Does your Ubuntu guest's "dmesg" or /var/log/messages show any activity at the time the process is killed? If the virtual machine fills its 4 GBytes of RAM, the Linux kernel's out-of-memory (OOM) killer will step in and terminate a process in the guest -- often it kills the process which is using the most RAM, which would probably be your Fortran program.

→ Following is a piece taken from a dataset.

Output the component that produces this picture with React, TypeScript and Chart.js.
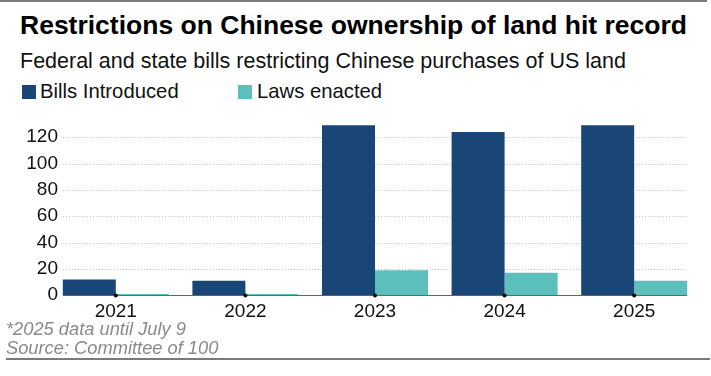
import React, { useEffect, useRef } from "react";
import { Chart, registerables } from "chart.js";

Chart.register(...registerables);

const categories = ["2021", "2022", "2023", "2024", "2025"];
const billsIntroduced = [12, 11, 129, 124, 129];
const lawsEnacted = [1, 1, 19, 17, 11];
const yTicks = [0, 20, 40, 60, 80, 100, 120];

const seriesNames = ["Bills Introduced", "Laws enacted"];
const BLUE = "#1a4677";
const TEAL = "#5bbfbb";
const FONT = "'Liberation Sans', Arial, Helvetica, sans-serif";

const refLines = {
  id: "refLines",
  beforeDatasetsDraw(chart: any) {
    const { ctx, scales } = chart;
    const y = scales.y;
    const m0 = chart.getDatasetMeta(0);
    const m1 = chart.getDatasetMeta(1);
    const first = m0.data[0];
    const last = m1.data[m1.data.length - 1];
    const left = first.x - first.width / 2;
    const right = last.x + last.width / 2;
    ctx.save();
    ctx.lineWidth = 1;
    ctx.strokeStyle = "#bdbdbd";
    ctx.setLineDash([1, 2]);
    y.ticks.forEach((t: any) => {
      if (t.value === 0) return;
      const py = Math.round(y.getPixelForValue(t.value)) + 0.5;
      ctx.beginPath();
      ctx.moveTo(left, py);
      ctx.lineTo(right, py);
      ctx.stroke();
    });
    ctx.setLineDash([]);
    ctx.strokeStyle = "#666";
    const p0 = Math.round(y.getPixelForValue(0)) + 0.5;
    ctx.beginPath();
    ctx.moveTo(left, p0);
    ctx.lineTo(right, p0);
    ctx.stroke();
    ctx.restore();
  },
  afterDatasetsDraw(chart: any) {
    const { ctx, scales } = chart;
    const x = scales.x;
    const y = scales.y;
    const p0 = Math.round(y.getPixelForValue(0)) + 0.5;
    ctx.save();
    ctx.fillStyle = "#000";
    categories.forEach((_, i) => {
      ctx.beginPath();
      ctx.arc(x.getPixelForValue(i), p0, 2, 0, Math.PI * 2);
      ctx.fill();
    });
    ctx.restore();
  },
};

export default function App() {
  const canvasRef = useRef<HTMLCanvasElement | null>(null);

  useEffect(() => {
    if (!canvasRef.current) return;
    const chart = new Chart(canvasRef.current, {
      type: "bar",
      data: {
        labels: categories,
        datasets: [
          {
            label: seriesNames[0],
            data: billsIntroduced,
            backgroundColor: BLUE,
            borderWidth: 0,
            barPercentage: 1,
            categoryPercentage: 0.818,
          },
          {
            label: seriesNames[1],
            data: lawsEnacted,
            backgroundColor: TEAL,
            borderWidth: 0,
            barPercentage: 1,
            categoryPercentage: 0.818,
          },
        ],
      },
      options: {
        animation: false,
        responsive: false,
        maintainAspectRatio: false,
        layout: { padding: { left: 0, right: 12, top: 14, bottom: 2 } },
        plugins: {
          legend: { display: false },
          tooltip: { enabled: false },
          title: { display: false },
        },
        scales: {
          x: {
            grid: { display: false, drawTicks: false },
            border: { display: false },
            ticks: {
              padding: 5,
              color: "#111",
              font: { family: FONT, size: 19 },
            },
          },
          y: {
            min: 0,
            max: 130,
            grid: { display: false, drawTicks: false },
            border: { display: false },
            afterFit: (scale: any) => {
              scale.width = 51;
            },
            afterBuildTicks: (scale: any) => {
              scale.ticks = yTicks.map((v) => ({ value: v }));
            },
            ticks: {
              mirror: true,
              crossAlign: "far",
              padding: -24.7,
              color: "#111",
              font: { family: FONT, size: 19 },
            },
          },
        },
      },
      plugins: [refLines],
    });
    return () => chart.destroy();
  }, []);

  const base: React.CSSProperties = {
    position: "absolute",
    fontFamily: FONT,
    whiteSpace: "nowrap",
    lineHeight: 1,
    margin: 0,
  };

  return (
    <div
      style={{
        position: "absolute",
        left: 0,
        top: 0,
        width: 711,
        height: 376,
        background: "#fff",
        overflow: "hidden",
      }}
    >
      <div style={{ position: "absolute", left: 0, top: 0, width: 707, height: 2, background: "#7a7a7a" }} />
      <div style={{ ...base, left: 20, top: 11.6, fontSize: 26.5, fontWeight: 700, color: "#000" }}>
        Restrictions on Chinese ownership of land hit record
      </div>
      <div style={{ ...base, left: 20, top: 50.8, fontSize: 21.5, color: "#111" }}>
        Federal and state bills restricting Chinese purchases of US land
      </div>
      <div style={{ position: "absolute", left: 22, top: 84.5, width: 14, height: 14, background: BLUE }} />
      <div style={{ ...base, left: 40, top: 81.2, fontSize: 20.3, color: "#111" }}>{seriesNames[0]}</div>
      <div style={{ position: "absolute", left: 238, top: 84.5, width: 14, height: 14, background: TEAL }} />
      <div style={{ ...base, left: 257, top: 81.2, fontSize: 20.3, color: "#111" }}>{seriesNames[1]}</div>
      <canvas
        ref={canvasRef}
        width={711}
        height={220}
        style={{ position: "absolute", left: 0, top: 110, width: 711, height: 220 }}
      />
      <div style={{ ...base, left: 6, top: 319.5, fontSize: 18.3, fontStyle: "italic", color: "#8a8a8a" }}>
        *2025 data until July 9
      </div>
      <div style={{ ...base, left: 6, top: 338.5, fontSize: 18.3, fontStyle: "italic", color: "#8a8a8a" }}>
        Source: Committee of 100
      </div>
      <div style={{ position: "absolute", left: 6, top: 358, width: 704, height: 2, background: "#7a7a7a" }} />
    </div>
  );
}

If it's the OOM killer which is responsible, you'll either need to find a way to allocate additional RAM to the virtual machine (Can you nudge it up to 6 GBytes? Can you add additional physical RAM to your host system?), or rearrange your Fortran program to reduce its memory requirements.
Thank you dariusd
here it is what the "dmsg" command reports:
[ 1036.251805] [ 2786] 1000 2786 3464195 915345 3868 984519 0 SISLDG-swe
[ 1036.251806] Out of memory: Kill process 2786 (SISLDG-swe) score 924 or sacrifice child
[ 1036.251808] Killed process 2786 (SISLDG-swe) total-vm:13856780kB, anon-rss:3661332kB, file-rss:48kB
Do you think I can estimate the amount of RAM needed by my program (SISLDG-swe) before running it? Is there a quick and simple way to do this?
There's no straightforward way to estimate the program's memory usage without inspecting its input and algorithm. Clearly it needs to use more than 3.66 GBytes.
Try powering the VM off and then adjusting its memory allocation up from 4096 MB towards 6320 MB. You might also be able to configure swap space within the Ubuntu guest, which will use hard disk space as extra "memory"... but that will be very slow, particularly for a computationally intensive workload. Your best option is to try increasing the amount of RAM available to the virtual machine, adding more physical RAM to the host if necessary (and if possible).